A recent Federal Circuit panel decision in Williamson v. Citrix Online, LLC altered the evidentiary standard for determining whether a patent claim employs means-plus-function language. Specifically, the court expressly overruled its own precedent, eliminating the strong presumption that the absence of the term "means" in a patent claim would render the means-plus-function standards inapplicable to the claim at issue.
The Federal Circuit's decision requires additional diligence in patent drafting to avoid unintended impacts that may occur based on the means-plus-function standards being applied to the claim. On the other hand, the new standard provides a stronger basis for challenging patent claims that employ functional claiming without including specific means-plus-function language based on indefiniteness.
Means-plus-function claiming is a statutorily authorized technique allowing an element in a claim for a combination to be expressed as a means or step for performing a specified function without the recital of structure, material or acts in support thereof. In exchange for allowing functional claiming, the statute limits the scope of a means-plus-function claimed element to only the structure, materials or acts described in the specification as corresponding to the claimed function and equivalents thereof. Thus, the use of means-plus-function language limits the claim scope and requires specific disclosure of structure in the specification to avoid being deemed indefinite.
Absence of "means": Then and Now Prior to Williamson, Federal Circuit precedent employed a strong presumption that the absence of the term "means" in a patent claim would render the means-plus-function standards inapplicable to the claim at issue. This presumption could only be overcome with an evidentiary showing that the claim limitation at issue was essentially devoid of anything that can be construed as structure. Thus, a claim that did not include the word "means" was unlikely to be viewed as a means-plus-function claim with the attendant consequences thereof.
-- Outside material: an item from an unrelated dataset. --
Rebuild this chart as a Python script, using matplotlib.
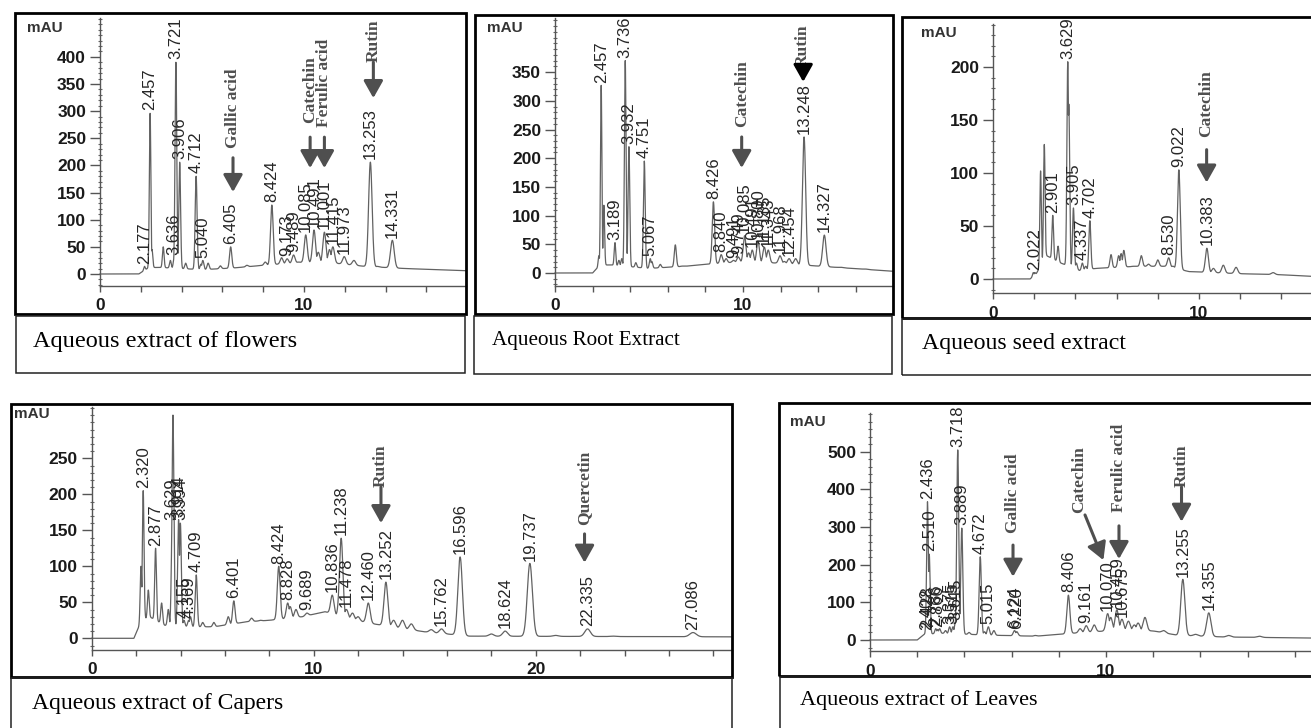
import numpy as np
import matplotlib

matplotlib.use('Agg')
import matplotlib.pyplot as plt
from matplotlib.patches import Rectangle
from matplotlib.ticker import FixedLocator

# ---- data: labelled peaks (retention time, apex height in mAU) ----
# Aqueous extract of flowers
flw_rt = [2.177, 2.457, 3.636, 3.721, 3.906, 4.712, 5.040, 6.405, 8.424, 9.173, 9.489,
          10.085, 10.491, 11.001, 11.415, 11.973, 13.253, 14.331]
flw_h = [14, 296, 30, 390, 206, 180, 25, 50, 127, 28, 35, 72, 81, 77, 50, 32, 206, 62]
flw_minor_rt = [2.55, 3.10, 3.45, 4.20, 4.95, 5.30, 5.90, 7.20, 8.10, 8.90, 9.70, 10.70,
                11.25, 12.45, 13.60, 15.10]
flw_minor_h = [45, 50, 25, 20, 18, 20, 15, 16, 22, 30, 22, 40, 45, 25, 14, 10]
flw_base_t = [0, 1.9, 2.4, 3.0, 5.0, 6.5, 8.0, 10.0, 11.5, 13.0, 15.0, 18.0]
flw_base = [0, 0, 12, 12, 8, 11, 16, 22, 20, 14, 10, 6]

# Aqueous root extract
root_rt = [2.457, 3.189, 3.736, 3.932, 4.751, 5.067, 8.426, 8.840, 9.491, 9.749, 10.085,
           10.491, 10.800, 11.135, 11.343, 11.968, 12.454, 13.248, 14.327]
root_h = [327, 53, 370, 220, 195, 25, 124, 32, 22, 28, 65, 40, 55, 45, 40, 30, 25, 237, 66]
root_minor_rt = [2.33, 2.60, 3.40, 3.55, 4.30, 5.15, 5.60, 6.40, 6.75, 7.50, 8.15, 9.10,
                 10.30, 12.20, 12.80, 13.60, 14.00, 15.20, 16.50]
root_minor_h = [30, 118, 22, 25, 18, 20, 15, 49, 12, 10, 14, 25, 35, 20, 25, 12, 10, 10, 7]
root_base_t = [0, 2.0, 2.4, 3.0, 5.0, 7.0, 8.0, 10.0, 12.0, 14.0, 18.0]
root_base = [0, 0, 14, 14, 8, 12, 15, 20, 17, 12, 3]

# Aqueous seed extract
seed_rt = [2.022, 2.901, 3.629, 3.905, 4.337, 4.702, 8.530, 9.022, 10.383]
seed_h = [6, 60, 205, 67, 15, 55, 20, 103, 29]
seed_minor_rt = [1.95, 2.31, 2.49, 3.16, 3.68, 4.05, 4.50, 5.73, 6.10, 6.22, 6.35, 6.80,
                 7.20, 7.55, 8.00, 8.75, 10.70, 11.18, 11.80, 13.60]
seed_minor_h = [6, 102, 127, 31, 165, 15, 12, 23, 22, 24, 27, 12, 22, 14, 18, 12, 10, 13, 11, 6]
seed_base_t = [0, 1.8, 2.1, 2.6, 3.3, 4.2, 5.0, 7.0, 8.5, 9.5, 12.0, 14.0, 16.0]
seed_base = [0, 0, 5, 22, 15, 8, 10, 12, 12, 7, 5, 4, 2]

# Aqueous extract of capers
cap_rt = [2.320, 2.877, 3.629, 3.914, 3.994, 4.155, 4.369, 4.709, 6.401, 8.424, 8.828,
          9.689, 10.836, 11.238, 11.478, 12.460, 13.252, 15.762, 16.596, 18.624, 19.737,
          22.335, 27.086]
cap_h = [205, 125, 160, 165, 160, 25, 25, 88, 52, 100, 49, 35, 60, 139, 40, 49, 78, 13,
         113, 10, 104, 13, 8]
cap_minor_rt = [2.22, 2.55, 3.15, 3.45, 3.66, 4.45, 5.00, 5.50, 6.15, 7.20, 7.60, 8.94,
                9.20, 10.10, 10.60, 11.75, 12.00, 13.60, 14.00, 14.40, 15.30, 18.00,
                20.90, 23.50]
cap_minor_h = [100, 67, 49, 40, 310, 30, 22, 22, 30, 28, 25, 44, 40, 30, 35, 35, 30, 25,
               25, 20, 12, 6, 4, 3]
cap_base_t = [0, 1.9, 2.25, 2.6, 3.3, 4.5, 5.5, 7.0, 8.0, 9.5, 10.5, 11.5, 12.5, 13.5,
              15.0, 17.0, 29.0]
cap_base = [0, 0, 25, 30, 18, 16, 16, 23, 25, 30, 37, 28, 21, 16, 9, 3, 2]

# Aqueous extract of leaves
leaf_rt = [2.402, 2.428, 2.436, 2.510, 2.786, 2.866, 3.375, 3.515, 3.615, 3.718, 3.889,
           4.672, 5.015, 6.124, 6.220, 8.406, 9.161, 10.070, 10.459, 10.675, 13.255, 14.355]
leaf_h = [20, 25, 367, 228, 30, 28, 35, 35, 45, 505, 297, 221, 35, 25, 22, 119, 38, 70,
          80, 55, 161, 72]
leaf_minor_rt = [2.95, 3.20, 4.20, 4.85, 5.25, 7.00, 8.90, 9.50, 10.20, 10.95, 11.20,
                 11.36, 11.65, 12.45, 12.90, 13.80, 15.20, 16.50]
leaf_minor_h = [30, 25, 20, 22, 25, 12, 30, 40, 60, 50, 40, 45, 60, 25, 12, 15, 12, 10]
leaf_base_t = [0, 2.0, 2.3, 3.0, 5.0, 7.0, 9.0, 10.5, 12.0, 13.0, 15.0, 19.0]
leaf_base = [0, 0, 15, 18, 13, 10, 20, 26, 24, 13, 8, 5]

# compound marks
flw_names = ['Gallic acid', 'Catechin', 'Ferulic acid', 'Rutin']
root_names = ['Catechin', 'Rutin']
seed_names = ['Catechin']
cap_names = ['Rutin', 'Quercetin']
leaf_names = ['Gallic acid', 'Catechin', 'Ferulic acid', 'Rutin']

captions = ['Aqueous extract of flowers', 'Aqueous Root Extract', 'Aqueous seed extract',
            'Aqueous extract of Capers', 'Aqueous extract of Leaves']

# ---- layout (pixels of the 1311x728 canvas) ----
W, H = 1311, 728
fig = plt.figure(figsize=(W / 100, H / 100), dpi=100)

TRACE = '#626262'
GREY = '#4f4f4f'


def fx(px):
    return px / W


def fy(py):
    return 1 - py / H


def frame(x0, y0, x1, y1, lw, color):
    fig.add_artist(Rectangle((fx(x0), fy(y1)), fx(x1) - fx(x0), fy(y0) - fy(y1),
                             transform=fig.transFigure, fill=False, lw=lw, ec=color))


def chromatogram(grid, rts, hs, bt, bl):
    base = np.interp(grid, bt, bl)
    top = np.zeros_like(grid)
    for r, h in zip(rts, hs):
        amp = max(h - np.interp(r, bt, bl), 0)
        s = 0.026 + 0.0045 * r
        top = np.maximum(top, amp * np.exp(-0.5 * ((grid - r) / s) ** 2))
    return base + top


panels = [
    dict(box=(15, 13, 466, 314), ox=100, sx=20.4, oy=274, sy=0.543, axis=286, rtop=18,
         yt=(400, 50), ymin=10, xmaj=[0, 10], cap=(16, 316, 465, 373), ctext=(33, 341),
         csize=17.5, mau=(45, 28),
         rt=flw_rt, h=flw_h, mrt=flw_minor_rt, mh=flw_minor_h, bt=flw_base_t, bl=flw_base,
         names=flw_names,
         text_at=[(6.52, 232), (10.3, 278), (11.0, 271), (13.4, 390)],
         arrows=[((6.52, 214), (6.52, 151)), ((10.3, 252), (10.3, 195)),
                 ((11.0, 252), (11.0, 195)), ((13.4, 390), (13.4, 324))],
         acolor=[GREY, GREY, GREY, GREY]),
    dict(box=(475, 15, 893, 314), ox=555, sx=18.8, oy=273, sy=0.574, axis=286, rtop=18,
         yt=(350, 50), ymin=10, xmaj=[0, 10], cap=(474, 316, 892, 374), ctext=(492, 341),
         csize=15.2, mau=(505, 28),
         rt=root_rt, h=root_h, mrt=root_minor_rt, mh=root_minor_h, bt=root_base_t,
         bl=root_base, names=root_names,
         text_at=[(9.93, 254), (13.2, 359)],
         arrows=[((9.93, 237), (9.93, 183)), ((13.2, 359), (13.2, 333))],
         acolor=[GREY, 'black']),
    dict(box=(902, 17, 1313, 318), ox=993, sx=20.6, oy=279, sy=1.06, axis=293, rtop=24,
         yt=(200, 50), ymin=10, xmaj=[0, 10], cap=(902, 319, 1313, 375), ctext=(922, 343),
         csize=17.2, mau=(939, 33),
         rt=seed_rt, h=seed_h, mrt=seed_minor_rt, mh=seed_minor_h, bt=seed_base_t,
         bl=seed_base, names=seed_names,
         text_at=[(10.37, 134)],
         arrows=[((10.37, 122), (10.37, 91))],
         acolor=[GREY]),
    dict(box=(11, 404, 732, 677), ox=91.7, sx=22.2, oy=638.3, sy=0.72, axis=650, rtop=407,
         yt=(250, 50), ymin=10, xmaj=[0, 10, 20], cap=(11, 678, 732, 740), ctext=(32, 703),
         csize=17, mau=(32, 414),
         rt=cap_rt, h=cap_h, mrt=cap_minor_rt, mh=cap_minor_h, bt=cap_base_t, bl=cap_base,
         names=cap_names,
         text_at=[(13.03, 210), (22.2, 157)],
         arrows=[((13.03, 210), (13.03, 160)), ((22.2, 145), (22.2, 105))],
         acolor=[GREY, GREY]),
    dict(box=(779, 403, 1313, 676), ox=870, sx=23.6, oy=640, sy=0.3767, axis=651, rtop=413,
         yt=(500, 100), ymin=20, xmaj=[0, 10], cap=(780, 677, 1313, 740), ctext=(800, 700),
         csize=16, mau=(808, 422),
         rt=leaf_rt, h=leaf_h, mrt=leaf_minor_rt, mh=leaf_minor_h, bt=leaf_base_t,
         bl=leaf_base, names=leaf_names,
         text_at=[(6.06, 284), (8.86, 337), (10.55, 340), (13.2, 406)],
         arrows=[((6.06, 252), (6.06, 168)), ((9.11, 332), (9.89, 212)),
                 ((10.55, 303), (10.55, 215)), ((13.2, 406), (13.2, 314))],
         acolor=[GREY, GREY, GREY, GREY]),
]

for p, caption in zip(panels, captions):
    x0, y0, x1, y1 = p['box']
    ax = fig.add_axes([fx(x0), fy(y1), fx(x1) - fx(x0), fy(y0) - fy(y1)])
    ax.patch.set_visible(False)
    xlo, xhi = (x0 - p['ox']) / p['sx'], (x1 - p['ox']) / p['sx']
    ylo, yhi = -(y1 - p['oy']) / p['sy'], (p['oy'] - y0) / p['sy']
    ax.set_xlim(xlo, xhi)
    ax.set_ylim(ylo, yhi)
    axis_y = -(p['axis'] - p['oy']) / p['sy']
    ruler_top = (p['oy'] - p['rtop']) / p['sy']

    grid = np.arange(0, xhi, 0.004)
    ax.plot(grid, chromatogram(grid, p['rt'] + p['mrt'], p['h'] + p['mh'], p['bt'], p['bl']),
            color=TRACE, lw=0.9)

    for r, h in zip(p['rt'], p['h']):
        ax.annotate(f'{r:.3f}', (r, h), xytext=(0, 2), textcoords='offset points',
                    rotation=90, ha='center', va='bottom', fontsize=12,
                    family='Liberation Sans', color='#262626', annotation_clip=False,
                    clip_on=True)

    for name, (tx, ty), (tail, tip), c in zip(p['names'], p['text_at'], p['arrows'], p['acolor']):
        ax.text(tx, ty, name, rotation=90, ha='center', va='bottom', fontsize=12.5,
                family='Liberation Serif', weight='bold', color=GREY, clip_on=True)
        ax.annotate('', xy=tip, xytext=tail,
                    arrowprops=dict(arrowstyle='-|>,head_length=0.8,head_width=0.45',
                                    lw=2.2, color=c, mutation_scale=13,
                                    shrinkA=0, shrinkB=0))

    for side in ['top', 'right']:
        ax.spines[side].set_visible(False)
    ax.spines['left'].set_position(('data', 0))
    ax.spines['left'].set_bounds(axis_y, ruler_top)
    ax.spines['bottom'].set_position(('data', axis_y))
    ax.spines['bottom'].set_bounds(0, xhi)
    for side in ['left', 'bottom']:
        ax.spines[side].set_color('#555555')
        ax.spines[side].set_linewidth(1)

    ymax, ystep = p['yt']
    ax.yaxis.set_major_locator(FixedLocator(np.arange(0, ymax + 1, ystep)))
    m = p['ymin']
    ax.yaxis.set_minor_locator(FixedLocator(np.arange(np.ceil(axis_y / m) * m, ruler_top, m)))
    ax.xaxis.set_major_locator(FixedLocator(p['xmaj']))
    ax.xaxis.set_minor_locator(FixedLocator(np.arange(2, xhi, 2)))
    ax.tick_params(axis='y', which='major', length=7, width=1, color='#555555', pad=3,
                   labelsize=12.5, labelcolor='#1a1a1a')
    ax.tick_params(axis='y', which='minor', length=3.5, width=0.8, color='#666666',
                   direction='inout')
    ax.tick_params(axis='x', which='both', length=4, width=1, color='#555555', pad=5,
                   labelsize=12.5, labelcolor='#1a1a1a')
    for lab in ax.get_xticklabels() + ax.get_yticklabels():
        lab.set_family('Liberation Sans')
        lab.set_weight('bold')

    fig.text(fx(p['mau'][0]), fy(p['mau'][1]), 'mAU', ha='center', va='center',
             fontsize=11, family='Liberation Sans', weight='bold', color='#333333')

    frame(x0, y0, x1, y1, 2, 'black')
    cx0, cy0, cx1, cy1 = p['cap']
    frame(cx0, cy0, cx1, cy1, 1.1, '#222222')
    fig.text(fx(p['ctext'][0]), fy(p['ctext'][1]), caption, ha='left', va='center',
             fontsize=p['csize'], family='Liberation Serif', color='black')

fig.savefig('out.png', dpi=100)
In Williamson, however, the Federal Circuit indicated that the test to determine the applicability of the means-plus-function statute is whether the words of the claim are understood by persons of ordinary skill in the art to have a sufficiently definite meaning as the name for structure. The Federal Circuit determined the claim term "distributed learning control module" invoked the means-plus-function standard. Further, the court found the claim invalid as indefinite as the specification lacked sufficient disclosure of structure corresponding to the term. The court noted that the claim term was in the traditional format for means-plus-function limitations, as the distributed learning control module was followed by functional language. Further, the court viewed the term module as a direct substitute for the term means. The court noted that other similar generic terms, such as mechanism, element, and device, may be indicative of means-plus-function claiming, as they typically do not connote sufficiently definite structure.
In view of the Federal Circuit's decision, care must be taken to avoid invoking means-plus-function claiming where such an interpretation is not intended. Such an interpretation can lead to limited claim scope and potential invalidity if the structure is not sufficiently defined in the specification. To the extent possible, claims should avoid the means-plus-function format along with generic terms that do not disclose structure. Further, any elements in a claim that could be potentially interpreted as means-plus-function should be accompanied by sufficient structure in the specification. For example, the specification should describe how the element interacts with other components or provide specific algorithms that can inform the structural character of the limitation.